Rep. Joyce Beatty has sued President Trump to force the removal of his name from the Trump Kennedy Center for the Performing Arts.
The lawsuit argues that the center’s board vote to rename the building was illegal because an act of Congress is required for such an action.
The board last week voted to rebrand the Kennedy Center with Mr. Trump’s name, leading to the rapid installation of new front-facing signage and corresponding digital rebranding.
Ms. Beatty, an Ohio Democrat who serves as an ex officio member of the center’s board of directors, described the addition of the president’s name as a “flagrant violation” of the Constitution.
The Trump administration said the board voted “unanimously” to change the name, but Ms. Beatty refutes this. She said that participants’ microphones were muted on the call, and she could not voice her opposition to the name change.
“I said, ’I have something to say,’ and I was muted, and as I continued to try to unmute, to ask questions and voice my opposition to this, I received a note saying that I would not be unmuted,” Ms. Beatty told reporters last week. “I was not allowed to vote because I was muted. I would not have supported this.”
The defendants include Mr. Trump and the board members appointed.

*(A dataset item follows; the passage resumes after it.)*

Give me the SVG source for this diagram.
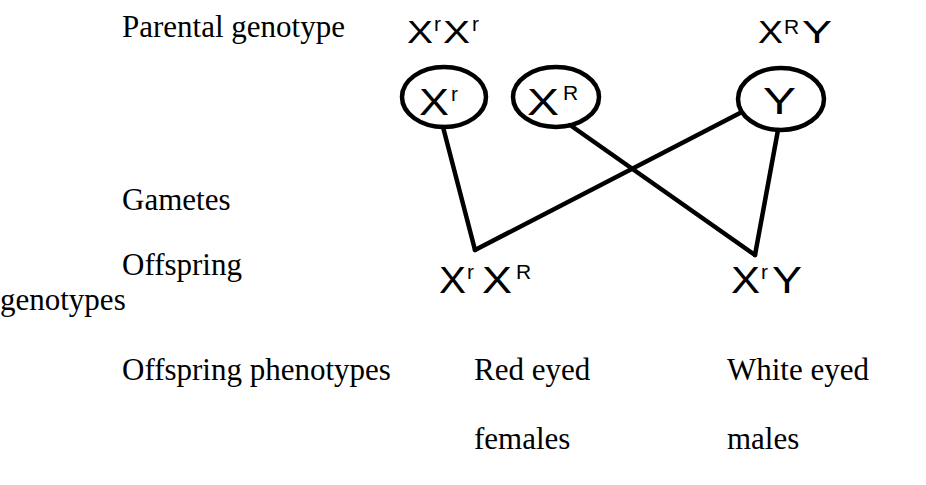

Ms. Beatty is represented by Norman Eisen, a White House ethics counsel in the Obama administration, along with Nathaniel Zelinsky, his co-counsel of the Washington Litigation Group.
“The President and his sycophants have no lawful authority to rename the Kennedy Center,” Mr. Eisen and Mr. Zelinsky said in a joint statement. “Congress named the Kennedy Center as a national memorial to President Kennedy, and only Congress can change that. We are proud to represent Congresswoman Beatty as she defends the integrity of this institution and the separation of powers.”
The lawsuit asks the court to declare the board’s renaming vote unlawful, order the removal of the new name and prevent further attempts to rename it without congressional authorization.
“Congress intended the Center to be a living memorial to President Kennedy and a crown jewel of the arts for all Americans, irrespective of party. Unless and until this Court intervenes, Defendants will continue to defy Congress and thwart the law for improper ends,” the lawsuit reads.
Critics have decried the new name, including multiple members of the Kennedy family.
“The Kennedy Center is a living memorial to a fallen president and named for President Kennedy by federal law,” former Rep. Joe Kennedy III, Massachusetts Democrat, wrote on social media. “It can no sooner be renamed than can someone rename the Lincoln Memorial, no matter what anyone says.”
The center’s interim President Richard Grenell said that the president “saved” the Kennedy Center.
“It’s now a bipartisan space reflecting the new era,” he said on social media.
Mr. Trump also said he reversed the deterioration of the Kennedy Center.
“We’re saving the building. We saved the building. The building was in such bad shape — physically, financially, in every other way,” Mr. Trump said. “And now it’s very solid and very strong.”